We have such a screwed up idea of wealth. This is what God's been bugging me on. Our hard times right now are purely financial. Becky's hard times are not. Money isn't going to fix what keeps Becky up at night. What a jerk I am. Becky, e mail me, I'll give you my address, and you may come and gouge out my eyes. I'd deserve it. Unfortunately, positive thinking will not fix what keeps us up at night either, just like being afraid of Peter dying will not kill him. Thank goodness. Our God is more merciful than that. He's much too merciful to give us everything we ask for. A guy I know once said this:
"God is much more concerned with our wholeness than our happiness"

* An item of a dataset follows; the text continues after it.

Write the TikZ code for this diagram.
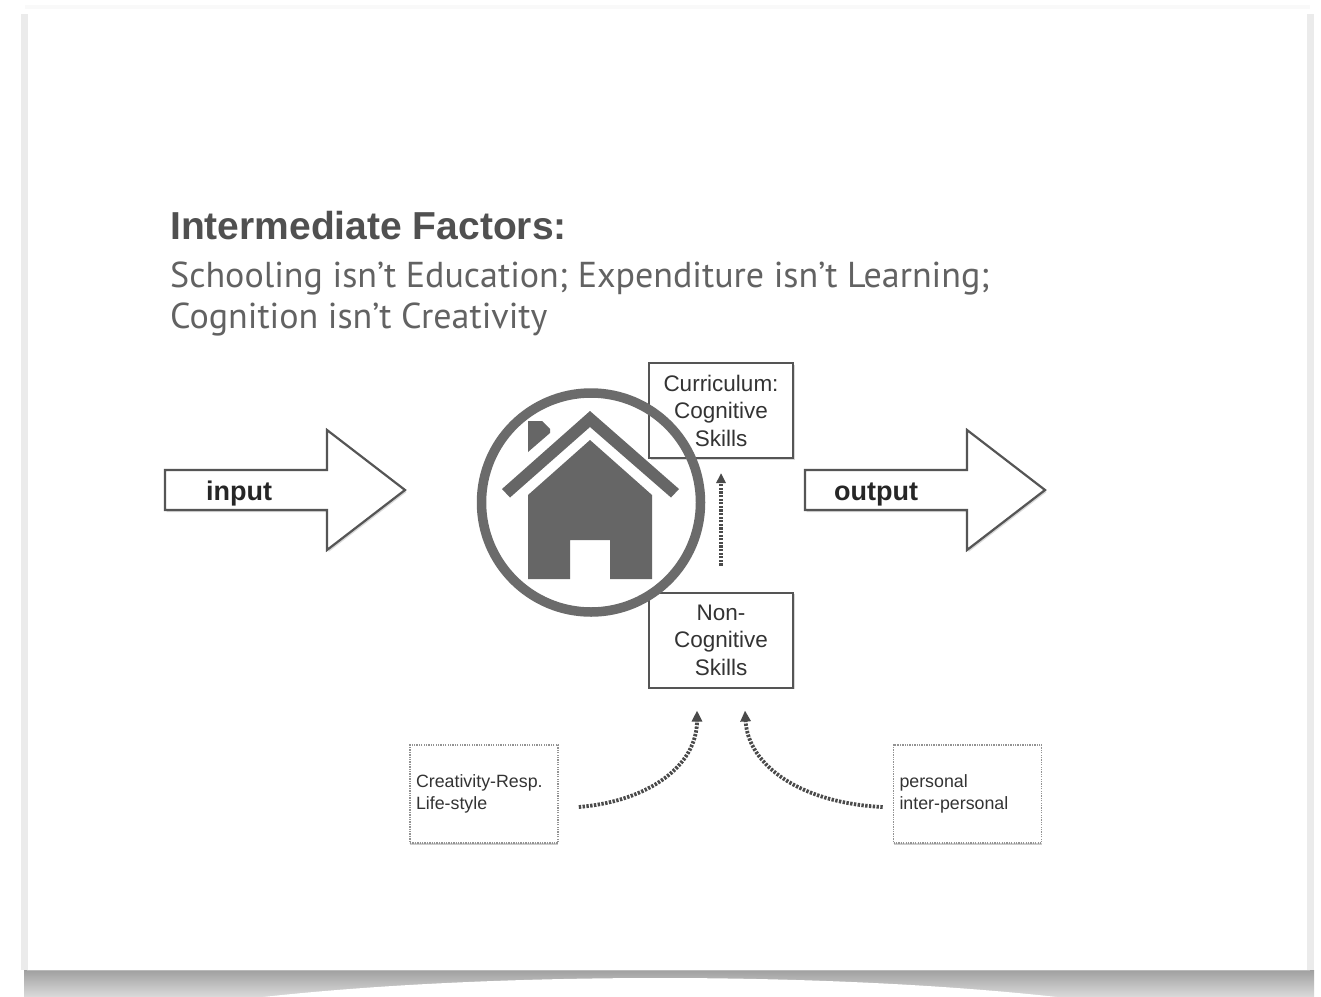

Well said Matt. Here's the greatest thing about God: His ideas of wholeness for us, will make us happier than we've ever dreamed of being. Not only have I won the geographical lottery, where I was lucky enough to be born here, instead of in India; I have won a spiritual lottery. Everything that happens here, means literally nothing unless I am meeting the God who put me here. It means nothing if I am not serving others, not because I am better than them because of my wealth, but because I am in debt to them because of their poverty in the light of God's love to me in mine. I believe that when God said to feed the hungry, that that wasn't a metaphor for something greater. I believe he meant, "hey Melanie, there's hungry people on the planet. They need food. Could you do something about that?" I believe church without active missions is selfishness of the worst kind. I believe God will call us on the carpet for this. Soaking services and not soup kitchens. "The Secret" and not Service. God didn't yell at prostitutes when he was on this planet. He yelled at church people. Shame on us. Shame on me. I have been sitting in that 5% of global wealth and whining about the 4% that are still richer than me. My currency is all messed up. I'm trying to use Rupees in Canada. I'm trying to use Dollars in Heaven. "God, if you could just give us some more money, we'd go into full time ministry. Promise."

"Come, all you who are thirsty come to the waters; and you who have no money, come, buy, and eat! Come, buy wine and milk without money and without cost. WHY SPEND MONEY ON WHAT IS NOT BREAD AND YOUR LABOR ON WHAT DOES NOT SATISFY? Listen, listen to me and eat what is good, and your soul will delight in the richest of fare." (Isaiah 55)

You who have no money. Come. Buy. Eat. Not only milk which nourishes, but wine which is enjoyable. Not just life. Life abundant. Want me to tell you a secret? It's not about money. It's about this. Delight your soul which will live forever. I have a framed poster on my wall which says "Want what you already hold." Get your currency straight. What if you switched your mindset so that everything you wanted was in your home, and not in "that guy's house"? What secrets to life can this world offer me, if the secret to real life isn't in this world?